Every new year starts with the usual routine: coming up with ways to improve our lives, become more productive, have better work/life balance, and even practice emotional intelligence.

But if you're in the business of selling, there's one important resolution to make in 2020: love what you sell.

Raul Perdigão, Global Head of Inside Sales at Pipedrive, a top-rated CRM platform for salespeople, says, "If you don't love it, own it, and believe in it -- leave it. Then go find your passion for what you sell."

Perdigão notes that someone will have to work three times as hard as a person who loves what he is selling in order to be successful, not to mention that a person's happiness at work will probably suffer.

The takeaway? An effective sales strategy takes emotional intelligence, a lot of energy, and love for what you sell.

Here are five other tips from Perdigão on how you can apply emotional intelligence to become a better seller in 2020:

1. Be your own case study.

Go beyond just using the product/service you sell -- test it until it breaks. This will help in conversations with customers or prospects, as you can guide them in finding workarounds and solutions for any pain points. This knowledge will ultimately help you hold a more adept conversation with your customers.

2. Keep your energy level high.

This comes much easier when you love what you sell. When on the phone with a customer, remember that positivity is contagious; smile and invite them into your world as you guide them to success, as emotionally-intelligent sellers do. When you really connect with someone, you will have rapport and trust feeding the urge to buy. To continually reignite your energy, have a mindset of rest and pause; take several micro-breaks during the day, work standing up, or grab a coffee with a coworker to ensure a constant flow of energy. Knowing when and how to disconnect can help you make better connections with customers and colleagues.
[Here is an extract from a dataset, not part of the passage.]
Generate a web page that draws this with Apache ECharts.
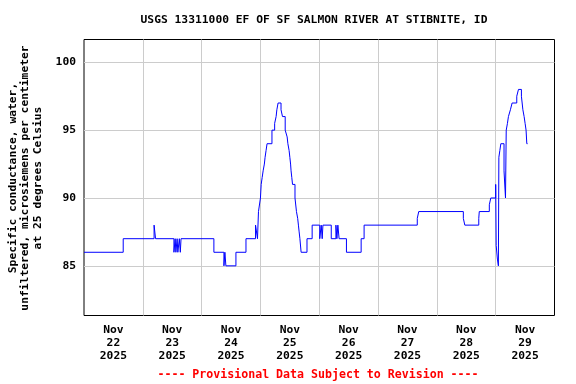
<!DOCTYPE html>
<html>
<head>
<meta charset="utf-8">
<script src="https://cdn.jsdelivr.net/npm/echarts@6/dist/echarts.min.js"></script>
<style>html,body{margin:0;padding:0;background:#fff}#c{width:576px;height:384px}</style>
</head>
<body>
<div id="c"></div>
<script>
const titleText = 'USGS 13311000 EF OF SF SALMON RIVER AT STIBNITE, ID';
const yAxisTitle = ['Specific conductance, water,', 'unfiltered, microsiemens per centimeter', 'at 25 degrees Celsius'];
const footerText = '---- Provisional Data Subject to Revision ----';
const yTicks = [85, 90, 95, 100];
const labelDays = ['2025-11-22','2025-11-23','2025-11-24','2025-11-25','2025-11-26','2025-11-27','2025-11-28','2025-11-29'];
const gridDays = ['2025-11-23','2025-11-24','2025-11-25','2025-11-26','2025-11-27','2025-11-28','2025-11-29'];
const xStart = '2025-11-22 00:00';
const xEnd = '2025-11-30 00:00';

const times = [
'2025-11-22 00:00','2025-11-22 16:00','2025-11-23 04:36','2025-11-23 05:12','2025-11-23 12:42','2025-11-23 13:12',
'2025-11-23 13:30','2025-11-23 14:00','2025-11-23 14:18','2025-11-23 14:54','2025-11-23 15:18','2025-11-23 15:36',
'2025-11-24 05:00','2025-11-24 09:06','2025-11-24 09:30','2025-11-24 09:54','2025-11-24 14:00','2025-11-24 18:06',
'2025-11-24 22:00','2025-11-24 22:48','2025-11-24 23:12','2025-11-25 00:00','2025-11-25 00:18','2025-11-25 00:42',
'2025-11-25 01:06','2025-11-25 01:36','2025-11-25 01:54','2025-11-25 02:18','2025-11-25 02:42','2025-11-25 04:42',
'2025-11-25 05:48','2025-11-25 06:24','2025-11-25 06:42','2025-11-25 07:12','2025-11-25 08:24','2025-11-25 09:00',
'2025-11-25 10:06','2025-11-25 10:54','2025-11-25 11:12','2025-11-25 11:42','2025-11-25 12:00','2025-11-25 12:18',
'2025-11-25 12:30','2025-11-25 12:48','2025-11-25 13:06','2025-11-25 14:06','2025-11-25 14:42','2025-11-25 15:12',
'2025-11-25 15:30','2025-11-25 15:48','2025-11-25 16:06','2025-11-25 16:36','2025-11-25 19:00','2025-11-25 21:06',
'2025-11-26 00:12','2025-11-26 00:48','2025-11-26 01:12','2025-11-26 01:30','2025-11-26 04:54','2025-11-26 06:48',
'2025-11-26 07:12','2025-11-26 07:36','2025-11-26 08:06','2025-11-26 11:06','2025-11-26 17:06','2025-11-26 18:18',
'2025-11-27 16:00','2025-11-27 16:36','2025-11-28 10:48','2025-11-28 11:24','2025-11-28 17:06','2025-11-28 17:18',
'2025-11-28 21:24','2025-11-28 22:00','2025-11-29 00:00','2025-11-29 00:12','2025-11-29 00:42','2025-11-29 01:06',
'2025-11-29 01:18','2025-11-29 01:42','2025-11-29 02:06','2025-11-29 03:24','2025-11-29 04:00','2025-11-29 04:18',
'2025-11-29 04:48','2025-11-29 05:12','2025-11-29 06:00','2025-11-29 06:42','2025-11-29 08:36','2025-11-29 09:18',
'2025-11-29 10:30','2025-11-29 11:06','2025-11-29 11:36','2025-11-29 12:00','2025-11-29 12:24','2025-11-29 12:42',
'2025-11-29 13:00'
];
const values = [
86,87,88,87,86,87,
86,87,86,87,86,87,
86,85,86,85,86,87,
88,87,89,90,91,91.5,
92,92.5,93,93.5,94,95,
95.5,96,96.5,97,96.5,96,
95,94.5,94,93.5,93,92.5,
92,91.5,91,90,89,88.5,
88,87.5,87,86,87,88,
87,88,87,88,87,88,
87,88,87,86,87,88,
88.5,89,88.5,88,88.5,89,
89.5,90,91,86.5,85.5,85,
93,93.5,94,92,90,95,
95.5,96,96.5,97,97.5,98,
97.5,96.5,96,95.5,95,94,
94
];

const FONT = '"DejaVu Sans Mono", monospace';
const ts = s => new Date(s.replace(' ', 'T') + (s.length === 10 ? 'T00:00:00' : ':00')).getTime();
const chart = echarts.init(document.getElementById('c'), null, {renderer: 'canvas'});
const noonTs = labelDays.map(d => ts(d) + 12 * 3600e3);
const midTs = gridDays.map(d => ts(d));
const MONTHS = ['Jan','Feb','Mar','Apr','May','Jun','Jul','Aug','Sep','Oct','Nov','Dec'];

chart.setOption({
  animation: false,
  backgroundColor: '#fff',
  grid: {left: 84, top: 39.5, right: 21.5, bottom: 68.5, show: true, borderColor: '#000', borderWidth: 1, backgroundColor: 'transparent'},
  xAxis: {
    type: 'value',
    min: ts(xStart), max: ts(xEnd),
    axisLine: {show: false},
    axisTick: {show: false, customValues: midTs},
    splitLine: {show: true, lineStyle: {color: '#cccccc', width: 1}},
    axisLabel: {
      customValues: noonTs,
      formatter: v => { const d = new Date(v); return MONTHS[d.getMonth()] + '\n' + d.getDate() + '\n' + d.getFullYear(); },
      fontFamily: FONT, fontWeight: 'bold', fontSize: 11.3, color: '#000', lineHeight: 13, margin: 8,
      hideOverlap: false
    }
  },
  yAxis: {
    type: 'value',
    min: 81.34, max: 101.68,
    axisLine: {show: false},
    axisTick: {show: false, customValues: yTicks},
    splitLine: {show: true, lineStyle: {color: '#cccccc', width: 1}},
    axisLabel: {customValues: yTicks, fontFamily: FONT, fontWeight: 'bold', fontSize: 11.3, color: '#000', margin: 8}
  },
  graphic: [
    {type: 'text', x: 314, y: 20, style: {text: titleText, fontFamily: FONT, fontWeight: 'bold', fontSize: 11.3, fill: '#000', textAlign: 'center', textVerticalAlign: 'middle'}},
    {type: 'text', x: 318, y: 375, style: {text: footerText, fontFamily: FONT, fontWeight: 'bold', fontSize: 11.6, fill: '#ff0000', textAlign: 'center', textVerticalAlign: 'middle'}},
    {type: 'text', x: 25.5, y: 178, rotation: Math.PI / 2, style: {text: yAxisTitle.join('\n'), fontFamily: FONT, fontWeight: 'bold', fontSize: 11.3, lineHeight: 12.8, fill: '#000', textAlign: 'center', textVerticalAlign: 'middle'}}
  ],
  series: [{
    type: 'line',
    step: 'end',
    showSymbol: false,
    symbol: 'none',
    lineStyle: {color: '#0000ff', width: 1},
    data: times.map((t, i) => [ts(t), values[i]])
  }]
});
</script>
</body>
</html>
3. Relearn and constantly challenge your listening skills.

Learning is a continuous part of growth in any industry, and for salespeople with emotional intelligence, retraining important foundational skills can keep you sharp and avoid plateauing. Selling becomes more powerful and efficient when you are actively listening to what a customer has to say about your product, so challenge yourself to be a more active listener, using both verbal and non-verbal cues to show you're engaged. Remember, the standard ratio for a successful sales-related conversation is 50/50 between seller and customer, so start your next meeting with a strong statement -- then listen.

4. Don't sell what you don't have.

It's not uncommon for customers or prospects to make a request that you know you can't deliver and could potentially result in you losing a deal. That situation is even more stressful when the solution is on your roadmap. The golden rule is to be crystal clear about what's available, tested, and working. There are times, however, when you may need to push your organization to close a big deal by offering a beta pilot, free trial, or exclusivity with a lead. The potential to develop something side by side with a lead can be worthwhile, but it's important to remember that honesty goes a long way in avoiding frustrations and setting expectations.

5. Use awkward silence to your advantage.

Silence is a hard skill to master, mostly because when prolonged it becomes awkward. But when you do it right it can be very empowering. If you are willing to remain silent while waiting for an answer, it will send a signal of confidence and control. You can also use silence as a means for discovery. After a strong and short introduction, state your goals for the conversation and apply a hard stop. Let the customer explain or vent a frustration, then follow up with questions like "tell me more about this," or "what seems to be causing that problem?" This will help you present a more targeted solution to address the customer's needs.

The possibilities can be endless for emotionally-intelligent salespeople, but the fundamental strategies for success remain rooted in honesty, authenticity, transparency -- and, of course -- in loving what you sell.